____ Exercise data
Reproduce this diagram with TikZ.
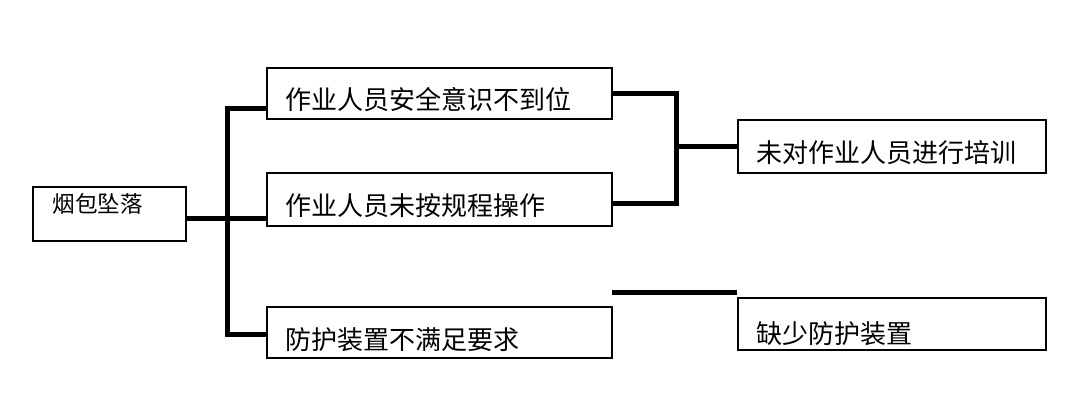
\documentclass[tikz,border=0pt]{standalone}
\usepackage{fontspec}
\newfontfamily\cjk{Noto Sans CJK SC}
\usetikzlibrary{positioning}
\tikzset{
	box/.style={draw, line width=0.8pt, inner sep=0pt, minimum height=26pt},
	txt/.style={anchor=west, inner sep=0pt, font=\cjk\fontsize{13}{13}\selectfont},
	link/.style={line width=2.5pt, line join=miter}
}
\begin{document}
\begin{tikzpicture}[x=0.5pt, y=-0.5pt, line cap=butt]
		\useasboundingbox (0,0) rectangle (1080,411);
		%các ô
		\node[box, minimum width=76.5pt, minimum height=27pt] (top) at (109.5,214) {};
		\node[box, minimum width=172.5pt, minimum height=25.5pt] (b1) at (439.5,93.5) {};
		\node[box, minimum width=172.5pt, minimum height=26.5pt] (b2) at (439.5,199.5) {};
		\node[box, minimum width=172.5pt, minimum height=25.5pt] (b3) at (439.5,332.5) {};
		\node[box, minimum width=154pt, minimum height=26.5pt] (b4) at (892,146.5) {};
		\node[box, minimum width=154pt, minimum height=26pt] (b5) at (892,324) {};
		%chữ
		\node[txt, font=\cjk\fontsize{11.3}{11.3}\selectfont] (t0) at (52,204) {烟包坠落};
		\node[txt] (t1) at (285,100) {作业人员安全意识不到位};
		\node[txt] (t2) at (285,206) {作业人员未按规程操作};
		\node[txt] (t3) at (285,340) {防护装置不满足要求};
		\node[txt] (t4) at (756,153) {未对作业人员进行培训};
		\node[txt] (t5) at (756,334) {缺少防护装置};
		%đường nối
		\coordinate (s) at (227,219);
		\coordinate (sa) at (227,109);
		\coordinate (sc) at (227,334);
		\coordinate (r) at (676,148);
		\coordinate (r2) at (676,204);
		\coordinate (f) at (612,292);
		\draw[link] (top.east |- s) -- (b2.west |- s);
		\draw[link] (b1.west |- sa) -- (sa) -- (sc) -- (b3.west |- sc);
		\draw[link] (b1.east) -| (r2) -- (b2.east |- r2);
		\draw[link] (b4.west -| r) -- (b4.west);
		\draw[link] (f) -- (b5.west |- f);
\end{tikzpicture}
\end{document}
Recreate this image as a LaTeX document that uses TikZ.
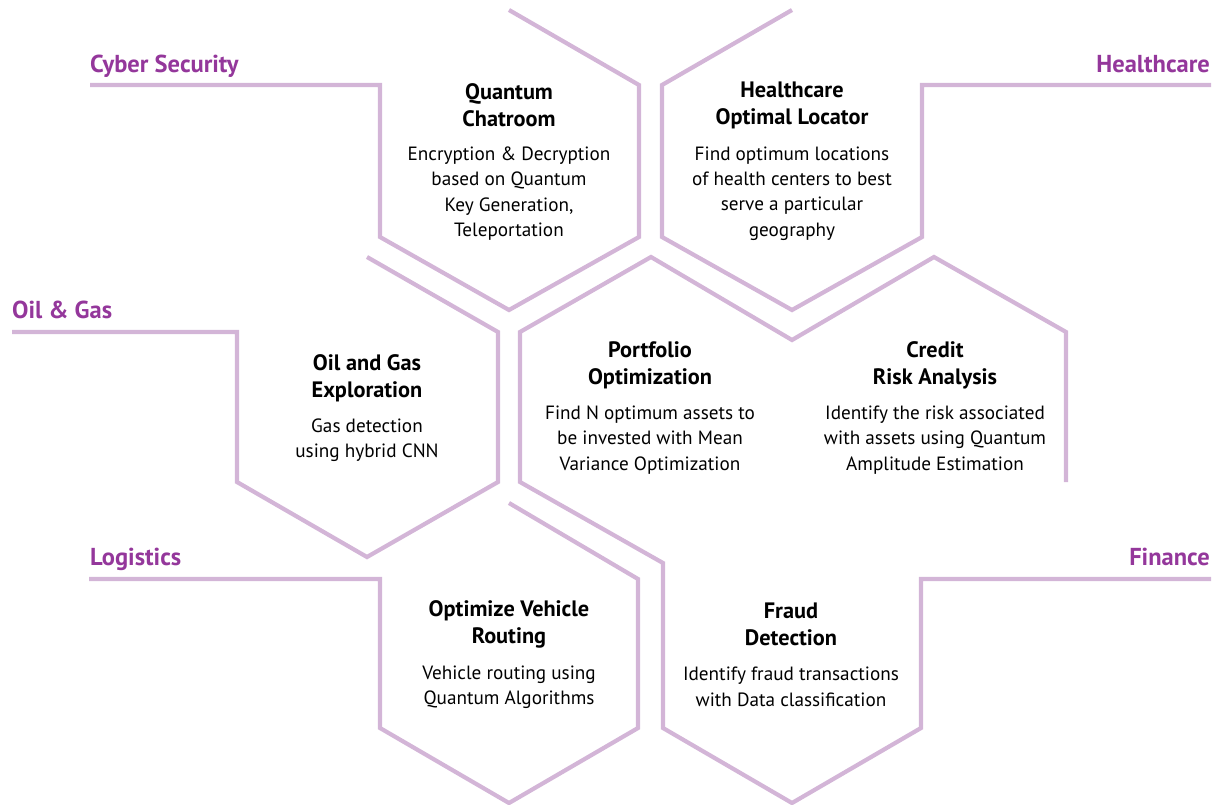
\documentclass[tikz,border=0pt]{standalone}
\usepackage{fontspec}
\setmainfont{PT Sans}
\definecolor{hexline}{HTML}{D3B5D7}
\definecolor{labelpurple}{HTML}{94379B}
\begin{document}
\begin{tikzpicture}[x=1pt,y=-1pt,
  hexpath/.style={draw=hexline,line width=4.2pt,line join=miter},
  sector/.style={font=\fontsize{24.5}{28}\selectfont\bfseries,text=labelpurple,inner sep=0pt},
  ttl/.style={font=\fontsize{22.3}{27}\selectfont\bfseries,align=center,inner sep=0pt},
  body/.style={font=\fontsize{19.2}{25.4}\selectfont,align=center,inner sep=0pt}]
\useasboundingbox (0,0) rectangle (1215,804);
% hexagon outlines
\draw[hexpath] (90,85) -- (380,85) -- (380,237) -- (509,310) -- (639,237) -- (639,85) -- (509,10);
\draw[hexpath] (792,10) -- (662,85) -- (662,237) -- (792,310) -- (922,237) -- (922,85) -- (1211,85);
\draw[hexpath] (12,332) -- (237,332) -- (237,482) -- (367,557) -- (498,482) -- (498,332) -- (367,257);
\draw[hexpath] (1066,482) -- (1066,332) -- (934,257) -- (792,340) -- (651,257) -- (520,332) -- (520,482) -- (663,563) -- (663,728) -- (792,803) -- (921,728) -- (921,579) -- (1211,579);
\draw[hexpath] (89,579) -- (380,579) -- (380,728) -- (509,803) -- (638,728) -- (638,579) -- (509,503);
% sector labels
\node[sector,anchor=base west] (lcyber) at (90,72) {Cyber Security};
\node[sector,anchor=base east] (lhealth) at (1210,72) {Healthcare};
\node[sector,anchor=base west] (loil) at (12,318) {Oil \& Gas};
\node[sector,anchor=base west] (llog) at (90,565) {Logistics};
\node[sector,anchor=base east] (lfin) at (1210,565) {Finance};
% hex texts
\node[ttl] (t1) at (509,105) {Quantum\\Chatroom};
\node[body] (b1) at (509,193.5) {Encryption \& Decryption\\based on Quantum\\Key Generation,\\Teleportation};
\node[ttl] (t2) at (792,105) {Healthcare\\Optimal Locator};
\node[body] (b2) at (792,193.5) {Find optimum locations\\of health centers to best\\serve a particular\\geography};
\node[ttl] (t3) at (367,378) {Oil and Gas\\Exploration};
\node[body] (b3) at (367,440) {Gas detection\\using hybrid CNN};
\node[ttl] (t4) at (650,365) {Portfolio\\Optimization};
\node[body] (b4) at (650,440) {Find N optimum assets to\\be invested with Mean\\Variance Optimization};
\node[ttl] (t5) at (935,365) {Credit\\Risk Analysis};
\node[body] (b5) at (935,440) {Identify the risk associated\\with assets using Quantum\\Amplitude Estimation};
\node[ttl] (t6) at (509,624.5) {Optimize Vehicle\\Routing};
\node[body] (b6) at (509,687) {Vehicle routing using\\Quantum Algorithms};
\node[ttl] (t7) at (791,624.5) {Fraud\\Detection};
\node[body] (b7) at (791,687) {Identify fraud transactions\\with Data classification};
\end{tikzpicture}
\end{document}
________
## Exercise:
Copy every line of the listing that contains the word "with".

## Response:
Reproduce this diagram with TikZ.
\node[body] (b4) at (650,440) {Find N optimum assets to\\be invested with Mean\\Variance Optimization};
\node[body] (b5) at (935,440) {Identify the risk associated\\with assets using Quantum\\Amplitude Estimation};
\node[body] (b7) at (791,687) {Identify fraud transactions\\with Data classification};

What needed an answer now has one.